Technical Requirements for Naming Files and Folders on the College Web Server
All College web pages must adhere to the file and folder naming conventions listed below.
The College web server is a UNIX computer. The rules for naming files and folder on a unix system are different from either Microsoft Windows or macOS. In order to avoid errors or problems for users accessing web pages, or for authors managing them, the following must be observed when naming files (pages) or folders which will be published to the web servers.
- Unix is case sensitive. Myfile.php, myfile.php, myFile.php etc. would all be considered the same file on a PC or a Mac. On the web server these would all be considered different files and treated accordingly.
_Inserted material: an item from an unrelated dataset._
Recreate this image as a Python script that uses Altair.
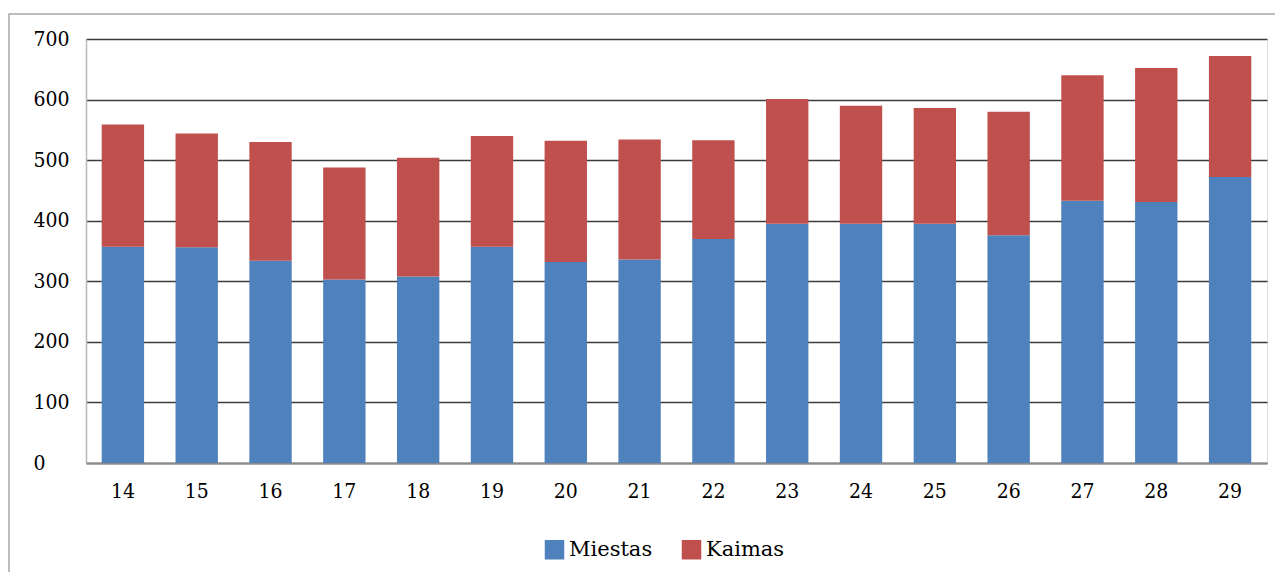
import altair as alt
import pandas as pd

years = ["14", "15", "16", "17", "18", "19", "20", "21",
         "22", "23", "24", "25", "26", "27", "28", "29"]
miestas = [357, 356, 334, 303, 308, 357, 332, 336, 370, 395, 395, 395, 376, 433, 431, 472]
kaimas = [202, 188, 196, 185, 196, 183, 200, 198, 163, 206, 195, 191, 204, 207, 221, 200]
series = ["Miestas", "Kaimas"]
colors = ["#4F81BD", "#C0504D"]
y_ticks = [0, 100, 200, 300, 400, 500, 600, 700]

rows = []
for i, yr in enumerate(years):
    rows.append({"year": yr, "series": series[0], "value": miestas[i], "ord": 0})
    rows.append({"year": yr, "series": series[1], "value": kaimas[i], "ord": 1})
df = pd.DataFrame(rows)

FONT_AX = "DejaVu Serif Condensed"
FONT_LG = "DejaVu Serif"
W, H = 1181, 424

bars = alt.Chart(df).mark_bar().encode(
    x=alt.X("year:N", sort=years,
            scale=alt.Scale(paddingInner=0.426, paddingOuter=0.213),
            axis=alt.Axis(title=None, labelAngle=0, ticks=False, labelFont=FONT_AX,
                          labelFontSize=21, labelColor="#000", labelPadding=17,
                          domainColor="#8a8a8a", domainWidth=2, grid=False)),
    y=alt.Y("value:Q", stack="zero",
            scale=alt.Scale(domain=[0, 700], nice=False),
            axis=alt.Axis(title=None, values=y_ticks, ticks=False, labelFont=FONT_AX,
                          labelFontSize=21, labelColor="#000", labelAlign="left",
                          labelPadding=53, domainColor="#b8b8b8", domainWidth=1.5,
                          gridColor="#3c3c3c", gridWidth=1.6)),
    color=alt.Color("series:N", sort=series,
                    scale=alt.Scale(domain=series, range=colors),
                    legend=alt.Legend(title=None, orient="none", direction="horizontal",
                                      legendX=458, legendY=500, symbolType="square",
                                      symbolSize=380, symbolStrokeWidth=0,
                                      labelFont=FONT_LG, labelFontSize=21, labelColor="#000",
                                      labelOffset=4, columnPadding=28, padding=0)),
    order=alt.Order("ord:Q"),
)

border = alt.Chart(pd.DataFrame({"a": [0]})).mark_rect(
    fill=None, stroke="#a8a8a8", strokeWidth=1.5
).encode(
    x=alt.value(-77), x2=alt.value(W + 60),
    y=alt.value(-25), y2=alt.value(H + 200),
)

chart = alt.layer(border, bars).properties(
    width=W, height=H,
    autosize=alt.AutoSizeParams(type="none"),
    padding={"left": 78, "top": 31, "right": 8, "bottom": 109},
).configure_view(stroke="#b8b8b8", strokeWidth=1.5).configure(background="white")

chart.save("out.html", embed_options={"renderer": "svg", "actions": False})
It is very important to always be aware of the precise format of the name of any file or folder you wish to create or work with on the web.
- Directories and files must have unique names i.e. a folder called Golf and a file called Golf cannot appear side by side (as unix is case sensitive these could, for example, be differentiated by Golf and golf, but it is better to avoid any potential confusion by choosing an alternate name for one).
- The only punctuation that may be used in a name is:
- hyphens e.g. my-folder, my-file.php . As these are the most easily legible, they are the best choice
- period in a folder name e.g. my.folder
- underscore in a file or folder name e.g. my_file.php, my_folder
- Spaces and other characters (e.g ‘& ') should not be used, as not all programs can deal with them correctly and they may also result in problems managing (editing and deleting) your pages. A full list of the characters that should not be used is given below.
Folder and file names may not contain any of the following:
- ampersands &
- angle brackets <>
- asterisks *
- braces {}
- brackets []
- carets ^
- dollar signs $
- double quotes“”
- exclamation marks !
- parentheses ()
- pipe symbols |
- pound signs #
- question marks ?
- single quotes‘ '
- slashes / \
- space
- tildes ~